The group’s study, titled “Moving Off the Road,” found an overall 8 percent drop in the mileage the average American drove during that period. Alabama was just one of four states — along with Louisiana, Nevada and North Dakota — that bucked the trend with an increase in mileage.
“If you go back more years and cast a wider net, you see Nevada and Louisiana had years prior to 2005 with higher percentages,” said Phineas Baxandall, the study’s author. “So really, it’s just Alabama and North Dakota who are driving more.”
The study does not explain why Alabama has seen an increase in driving, but Examiner Helen Knoebel in Andalusia has an explanation.
“It’s because there’s a lack of public transportation,” Knoebel said. “People retire here, and have to drive wherever they go. Parents shuffling kids back and forth with school and sports.
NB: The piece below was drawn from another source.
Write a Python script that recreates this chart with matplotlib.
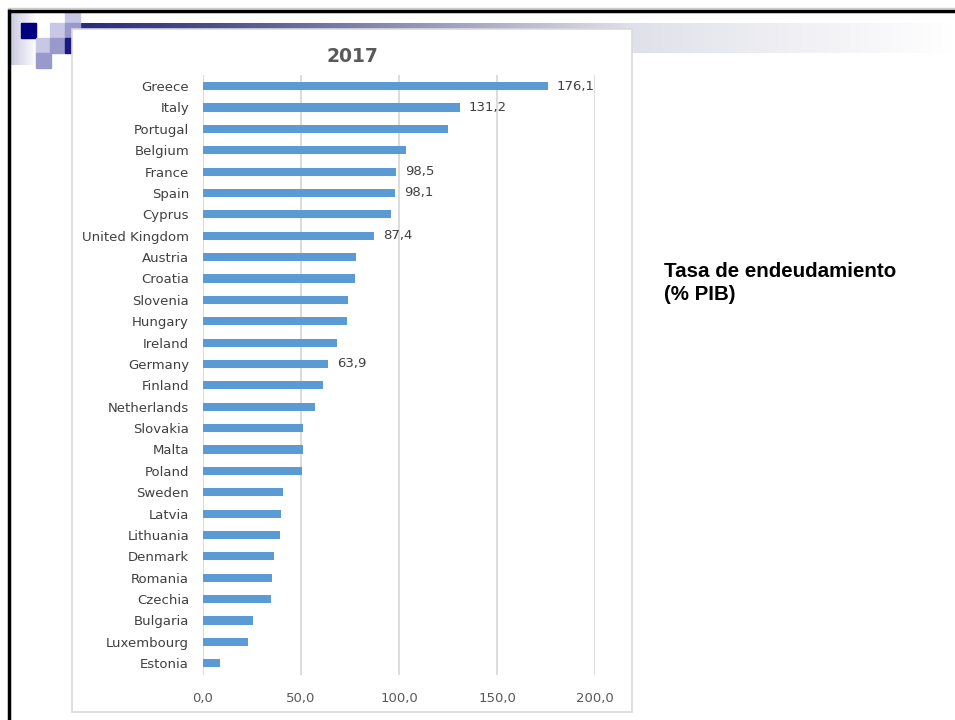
import numpy as np
import matplotlib.pyplot as plt
from matplotlib.patches import Rectangle
from matplotlib.colors import LinearSegmentedColormap
from matplotlib.ticker import FuncFormatter

countries = ["Greece", "Italy", "Portugal", "Belgium", "France", "Spain", "Cyprus",
             "United Kingdom", "Austria", "Croatia", "Slovenia", "Hungary", "Ireland",
             "Germany", "Finland", "Netherlands", "Slovakia", "Malta", "Poland", "Sweden",
             "Latvia", "Lithuania", "Denmark", "Romania", "Czechia", "Bulgaria",
             "Luxembourg", "Estonia"]
debt = [176.1, 131.2, 124.8, 103.4, 98.5, 98.1, 95.8, 87.4, 78.3, 77.5, 74.1, 73.3,
        68.4, 63.9, 61.3, 57.0, 50.9, 50.8, 50.6, 40.8, 40.0, 39.4, 36.1, 35.1, 34.7,
        25.6, 23.0, 8.7]
labelled = ["Greece", "Italy", "France", "Spain", "United Kingdom", "Germany"]
xticks = [0, 50, 100, 150, 200]

fig = plt.figure(figsize=(9.55, 7.2), dpi=100)

# slide background in pixel coords
bg = fig.add_axes([0, 0, 1, 1])
bg.set_xlim(0, 955)
bg.set_ylim(720, 0)
bg.axis("off")

# header band gradient
cmap = LinearSegmentedColormap.from_list(
    "band", [(0, "#2a2a80"), (0.14, "#4a4a8c"), (0.63, "#e0e0ea"), (1, "#ffffff")])
bg.imshow(np.linspace(0, 1, 256)[None, :], cmap=cmap, aspect="auto",
          extent=[80, 955, 53, 23], zorder=1)
# left gradient
cmap2 = LinearSegmentedColormap.from_list("left", ["#c8c8e0", "#ffffff"])
bg.imshow(np.linspace(0, 1, 64)[None, :], cmap=cmap2, aspect="auto",
          extent=[10, 36, 65, 12], zorder=1)

squares = [(65, 11, 12, "#c8c8e6"), (21, 23, 15, "#000080"), (50, 23, 15, "#c8c8e6"),
           (65, 23, 15, "#9999cc"), (36, 38, 15, "#c8c8e6"), (50, 38, 15, "#9999cc"),
           (65, 38, 15, "#191980"), (36, 53, 15, "#9999cc")]
for x, y, h, c in squares:
    bg.add_patch(Rectangle((x, y), 15, h, color=c, zorder=2))

# slide frame
bg.plot([8, 955], [8, 8], color="#cccccc", lw=1, zorder=3)
bg.plot([8.5, 955], [10.5, 10.5], color="black", lw=2.5, zorder=3, solid_capstyle="butt")
bg.plot([8.5, 8.5], [9, 720], color="black", lw=2.5, zorder=3, solid_capstyle="butt")

# chart panel
bg.add_patch(Rectangle((72, 29), 560, 683, facecolor="white", edgecolor="#d9d9d9",
                       lw=1.2, zorder=4))

bg.text(352, 57, "2017", ha="center", va="center", fontsize=13.5, fontweight="bold",
        color="#595959", zorder=5)
bg.text(664, 283, "Tasa de endeudamiento\n(% PIB)", ha="left", va="center",
        fontsize=14.8, fontweight="bold", family="Liberation Sans", color="black",
        linespacing=1.25, zorder=5)

ax = fig.add_axes([203 / 955, 1 - 675 / 720, 392 / 955, 600 / 720])
ax.set_zorder(5)
ax.patch.set_alpha(0)
y = np.arange(len(countries))
ax.barh(y, debt, height=0.38, color="#5b9bd5", zorder=3)
ax.set_ylim(len(countries) - 0.45, -0.52)
ax.set_xlim(0, 200)
ax.set_yticks(y)
ax.set_yticklabels(countries, fontsize=9.5, color="#404040")
ax.set_xticks(xticks)
ax.xaxis.set_major_formatter(FuncFormatter(lambda v, p: f"{v:.1f}".replace(".", ",")))
ax.tick_params(axis="x", labelsize=9.5, labelcolor="#595959", length=0, pad=12)
ax.tick_params(axis="y", length=0, pad=10)
ax.grid(axis="x", color="#d9d9d9", lw=1.3, zorder=0)
for s in ax.spines.values():
    s.set_visible(False)
ax.axvline(0, color="#d9d9d9", lw=1.3, zorder=1)

for i, (c, v) in enumerate(zip(countries, debt)):
    if c in labelled:
        ax.text(v + 4.5, i, f"{v:.1f}".replace(".", ","), va="center", ha="left",
                fontsize=9.5, color="#404040", clip_on=False)

fig.savefig("out.png", dpi=100)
Things like that keep people on the road.”
While Baxandall said he hopes his study will encourage lawmakers to back away from increasing road projects and look toward funding alternative forms of transportation, Plunk said he doesn’t see that happening anytime soon in Alabama.
“They’re doing just the opposite,” Plunk said about state lawmakers. “In fact, fuel and gas tax in this state specifically cannot go to fund public transportation.”
But even if drastic changes to policy took place overnight, Plunk said, a lot of drivers still wouldn’t change their behaviors.
“If gas prices doubled tomorrow, a lot of us wouldn’t have the option to use public transportation,” Plunk said. “We couldn’t get on the bus, or ride your bike, or even carpool.”
Baxandall said the study looked at numbers before the recession and after the start of the economic recovery to prove that the decrease in numbers wasn’t solely based on the economy.